For the Washington Football Team to fare better in 2020 than most are expecting, its defense is likely going to have to become formidable, if not downright dominant.
Chase Young and the rest of the pass rushers must turn the opposing backfield into their own Airbnb on a weekly basis. The linebackers will need to hold their own in coverage and help plug holes in the running game. And the secondary will have to take advantage of rushed passes when the front breaks through and maintain its structure when it doesn't.
Coordinator Jack Del Rio, though, isn't embarking on this season with the attitude that his unit has to lead the franchise, telling the media on Thursday he doesn't "really look at it that way."
Instead, the experienced coach is focusing on far more basic principles in the lead-up to Sept. 13's opener, which he hopes will net those standout results.
"For us, it's about developing a mentality," Del Rio said in a Zoom press conference. "Each guy understanding where he belongs and how it fits, how it ties together, how you impact your teammates. You want to be a positive impact on your teammates. And so I don't want us doing anything more than that."
That type of boiled-down, let's-undercomplicate-as-opposed-to-overcomplicate style might be just what Washington's defense needs, especially after sputtering under Greg Manusky and a scheme that was labeled as an unnecessarily complex one.
Now, Del Rio himself had no desire to look back on what his predecessor did, but that doesn't mean this story can't.
Some of the main gripes with Manusky were his general adherence to the 3-4 system, his insistence that players like Ryan Kerrigan and Montez Sweat spend some of their reps dropping back to defend the pass and overall poor communication that led to not everyone knowing the call by the time the ball was snapped.
With Del Rio at the helm, however, it sounds as if those issues will largely disappear, thanks to the more basic rules he's focusing on. With all of this talent, after all, why bog it down?
"We don't need to try and do extra," Del Rio said. "We need to just do our job, and job number one for your defense is to not let the opponent score, and job number two is to get the ball back for your offense as early as possible.
"Guys are going to know what to do and they're going to go there fast and we're going to tackle when we get there. Those are the things we're focused on and that's what we're all about."
These kinds of messages come out of lots of NFL training camps each year, but Del Rio is someone worth believing in, simply because his track record backs up his words. His résumé shows that he's an established mind that maximizes his groups when he's a coordinator, especially early in his tenure.

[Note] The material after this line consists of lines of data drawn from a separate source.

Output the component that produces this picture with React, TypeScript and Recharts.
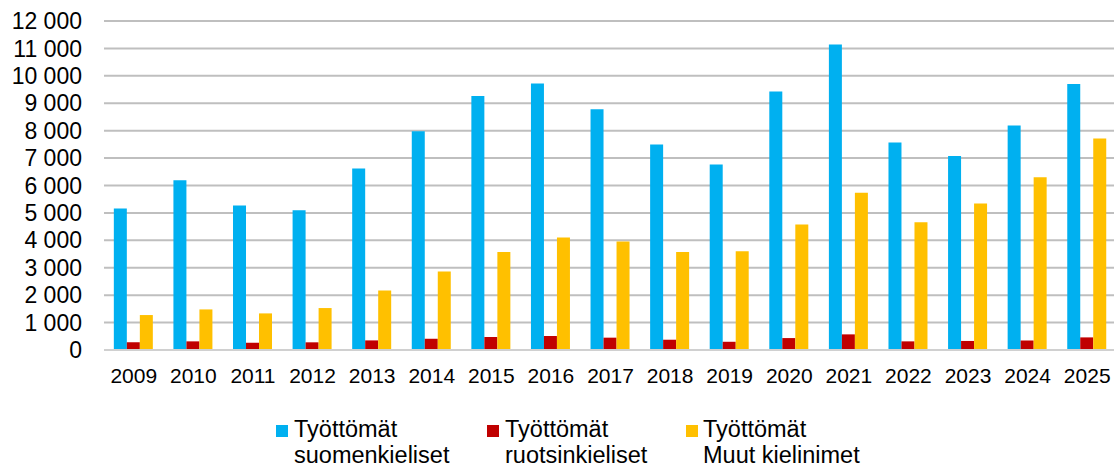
import React from "react";
import { BarChart, Bar, XAxis, YAxis, CartesianGrid, Legend } from "recharts";

const years = ["2009","2010","2011","2012","2013","2014","2015","2016","2017","2018","2019","2020","2021","2022","2023","2024","2025"];
const suomenkieliset = [5160,6190,5270,5100,6620,7980,9260,9720,8780,7500,6770,9430,11140,7570,7080,8190,9700];
const ruotsinkieliset = [280,315,265,280,350,410,475,510,450,375,300,435,570,315,330,350,460];
const muut = [1275,1480,1335,1530,2170,2865,3570,4100,3960,3570,3605,4575,5740,4660,5340,6300,7710];
const yTicks = [0,1000,2000,3000,4000,5000,6000,7000,8000,9000,10000,11000,12000];

const seriesNames = ["Työttömät\nsuomenkieliset", "Työttömät\nruotsinkieliset", "Työttömät\nMuut kielinimet"];
const colors = ["#00B0F0", "#C00000", "#FFC000"];

const data = years.map((y, i) => ({
  year: y,
  s: suomenkieliset[i],
  r: ruotsinkieliset[i],
  m: muut[i],
}));

const fmt = (v: number) => {
  const s = String(v);
  return s.length > 3 ? s.slice(0, s.length - 3) + " " + s.slice(-3) : s;
};

const font = "'Liberation Sans', Arial, sans-serif";

const legendPos = [
  { sq: 276, tx: 294 },
  { sq: 487, tx: 505 },
  { sq: 686, tx: 703 },
];

const LegendContent = () => (
  <div style={{ position: "relative", width: 1114, height: 60, fontFamily: font, fontSize: 23.5, color: "#000" }}>
    {seriesNames.map((n, i) => {
      const lines = n.split("\n");
      return (
        <React.Fragment key={i}>
          <div style={{ position: "absolute", left: legendPos[i].sq, top: 25, width: 12, height: 12, background: colors[i] }} />
          <div style={{ position: "absolute", left: legendPos[i].tx, top: 15.5, lineHeight: "26px", whiteSpace: "nowrap" }}>
            <div>{lines[0]}</div>
            <div>{lines[1]}</div>
          </div>
        </React.Fragment>
      );
    })}
  </div>
);

export default function App() {
  return (
    <div style={{ position: "absolute", left: 0, top: 0, width: 1114, height: 470, overflow: "hidden", background: "#fff" }}>
      <BarChart
        width={1120}
        height={470}
        data={data}
        margin={{ top: 21, right: 3, left: 0, bottom: 20 }}
        barGap={0}
        barCategoryGap="16.5%"
      >
        <CartesianGrid vertical={false} stroke="#BFBFBF" strokeWidth={2} />
        <XAxis
          dataKey="year"
          axisLine={{ stroke: "#D0D0D0", strokeWidth: 2 }}
          tickLine={false}
          tickSize={0}
          tickMargin={18}
          height={40}
          tick={{ fill: "#000", fontSize: 21, fontFamily: font }}
          interval={0}
        />
        <YAxis
          width={104}
          domain={[0, 12000]}
          ticks={yTicks}
          axisLine={false}
          tickLine={false}
          tickSize={0}
          tickMargin={22}
          tickFormatter={fmt}
          tick={{ fill: "#000", fontSize: 23, fontFamily: font }}
          interval={0}
        />
        <Legend
          content={<LegendContent />}
          wrapperStyle={{ position: "absolute", left: 0, top: 400, width: 1114, height: 60 }}
        />
        <Bar dataKey="s" fill={colors[0]} isAnimationActive={false} />
        <Bar dataKey="r" fill={colors[1]} isAnimationActive={false} />
        <Bar dataKey="m" fill={colors[2]} isAnimationActive={false} />
      </BarChart>
    </div>
  );
}
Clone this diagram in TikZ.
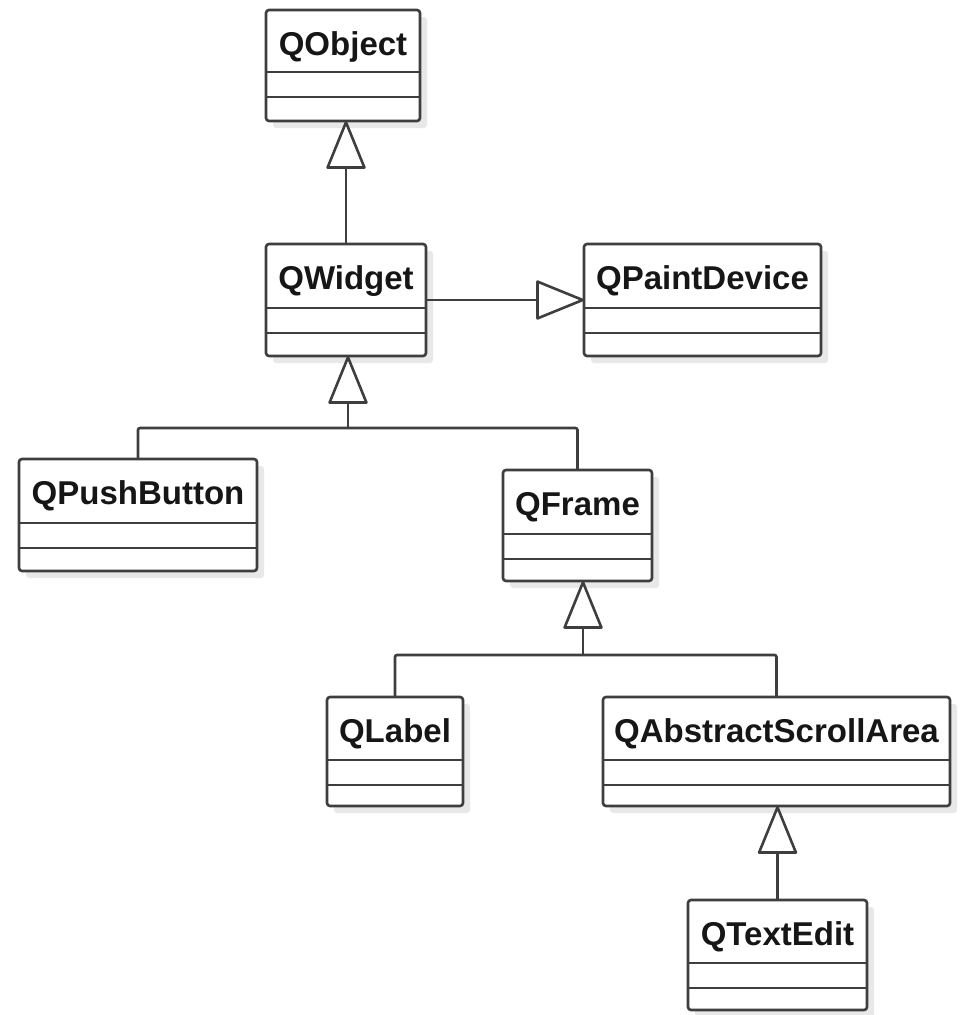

So, sure, this side of the ball in Washington was supposed to break out in 2019 — and then it broke down. It's going to be Del Rio's job to ensure that doesn't happen again in 2020, and while he's previously discussed how much he hates talking about the prospect of delivering over actually delivering, he even allowed himself to get a little boastful on Thursday about what's to come from his guys.
"I think the fans can be excited about us getting beyond potential and beginning to perform," Del Rio said.